Luiz Alberto dos Santos *
Recentemente, passou a frequentar o noticiário político um tema até então ignorado pela maioria da população: a assim chamada “PEC da Vingança”, que é a Proposta de Emenda à Constituição nº 5, de 2021, que se encontra em vias de ser apreciada pelo Plenário da Câmara dos Deputados.
A PEC 5/21 foi apresentada pelo deputado Paulo Teixeira (PT-SP), em 25 de março de 2021.
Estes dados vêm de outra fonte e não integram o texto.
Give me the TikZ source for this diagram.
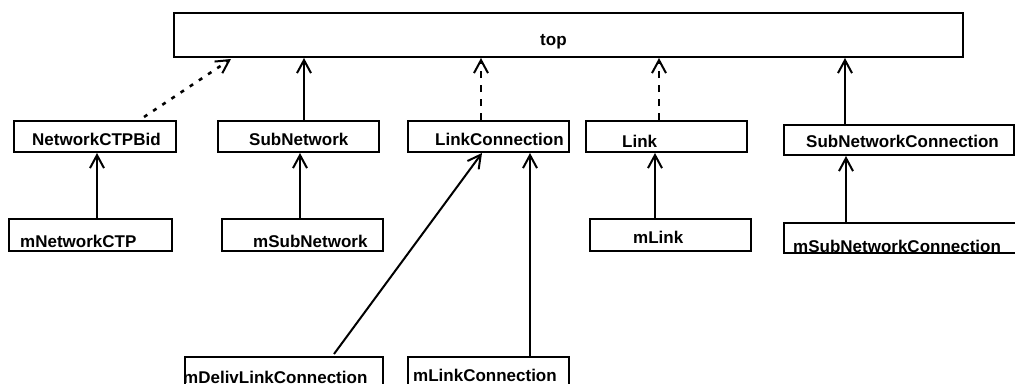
\documentclass[tikz,border=0pt]{standalone}
\usepackage{fontspec}
\setmainfont{Liberation Sans}
\usetikzlibrary{arrows.meta}
\begin{document}
\begin{tikzpicture}[x=1pt,y=-1pt,
  box/.style={draw,line width=2pt,inner sep=0pt,minimum width=#1},
  lbl/.style={inner sep=0pt,anchor=base west,font=\fontsize{17}{17}\selectfont\bfseries},
  arr/.style={line width=2pt,-{Straight Barb[length=13pt,width=14pt,line width=2pt]}},
  dotarr/.style={arr,line width=2.6pt,dash pattern=on 4pt off 7pt},
  dasharr/.style={arr,line width=2.6pt,dash pattern=on 7pt off 7pt}]
\useasboundingbox (0,0) rectangle (1015,383);
\begin{scope}
\clip (0,0) rectangle (1015,383);
% boxes
\node[box=789,minimum height=44] (top) at (568.5,35) {};
\node[box=162,minimum height=31] (ncb) at (95,136.5) {};
\node[box=161,minimum height=31] (sn) at (298.5,136.5) {};
\node[box=161,minimum height=31] (lc) at (488.5,136.5) {};
\node[box=161,minimum height=31] (link) at (666.5,136.5) {};
\node[box=230,minimum height=30] (snc) at (899,140) {};
\node[box=163,minimum height=32] (mncp) at (90.5,235) {};
\node[box=161,minimum height=32] (msn) at (302.5,235) {};
\node[box=161,minimum height=32] (mlink) at (670.5,235) {};
\node[box=246,minimum height=30] (msnc) at (907,238) {};
\node[box=198,minimum height=43] (mdlc) at (284,378.5) {};
\node[box=161,minimum height=43] (mlc) at (488.5,378.5) {};
% labels
\node[lbl] (ttop) at (540,45) {top};
\node[lbl] (tncb) at (32,145) {NetworkCTPBid};
\node[lbl] (tsn) at (249,145) {SubNetwork};
\node[lbl] (tlc) at (435,145) {LinkConnection};
\node[lbl] (tlink) at (622,147) {Link};
\node[lbl] (tsnc) at (806,147) {SubNetworkConnection};
\node[lbl] (tmncp) at (20,247) {mNetworkCTP};
\node[lbl] (tmsn) at (253,247) {mSubNetwork};
\node[lbl] (tmlink) at (633,243) {mLink};
\node[lbl] (tmsnc) at (793,252) {mSubNetworkConnection};
\node[lbl] (tmdlc) at (183,383) {mDelivLinkConnection};
\node[lbl] (tmlc) at (413,381) {mLinkConnection};
% connectors
\coordinate (c1) at (144,117);
\coordinate (c1t) at (231,59);
\draw[dotarr] (c1) -- (c1t);
\draw[arr] (sn.north -| 304,0) -- (top.south -| 304,0);
\draw[dasharr] (lc.north -| 481,0) -- (top.south -| 481,0);
\draw[dasharr] (link.north -| 659,0) -- (top.south -| 659,0);
\draw[arr] (snc.north -| 845,0) -- (top.south -| 845,0);
\draw[arr] (mncp.north -| 97,0) -- (ncb.south -| 97,0);
\draw[arr] (msn.north -| 300,0) -- (sn.south -| 300,0);
\coordinate (c2) at (334,354);
\draw[arr] (c2) -- (lc.south -| 482,0);
\draw[arr] (mlc.north -| 530,0) -- (lc.south -| 530,0);
\draw[arr] (mlink.north -| 655,0) -- (link.south -| 655,0);
\draw[arr] (msnc.north -| 846,0) -- (snc.south -| 846,0);
\end{scope}
\end{tikzpicture}
\end{document}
Essencialmente, o seu texto, na forma elaborada pelo autor, contemplava alteração ao artigo 130-A da Constituição, que dispõe sobre a composição e funcionamento do Conselho Nacional do Ministério Público (CNMP), criado pela EC 45/2004, no bojo da “reforma do Judiciário”. A alteração se resumia em ampliar de 14 para 15 membros a composição do CNPM, reduzindo de 4 para 3 membros os escolhidos entre membros das Carreiras dos ramos do Ministério Público da União (MPU), incluindo, entre os 3 membros dos ministérios públicos dos Estados, o Ministério Público do Distrito Federal e Territórios (hoje contemplado entre os 4 membros do MPU), e incluindo um novo membro, oriundo de qualquer dos ramos do Ministério Público, indicado alternadamente para cada mandato pela Câmara dos Deputados e pelo Senado Federal. Explicitava, ainda, a possibilidade de que os membros indicados pelo STF e STJ poderiam ser um de seus ministros, e não apenas “juízes”.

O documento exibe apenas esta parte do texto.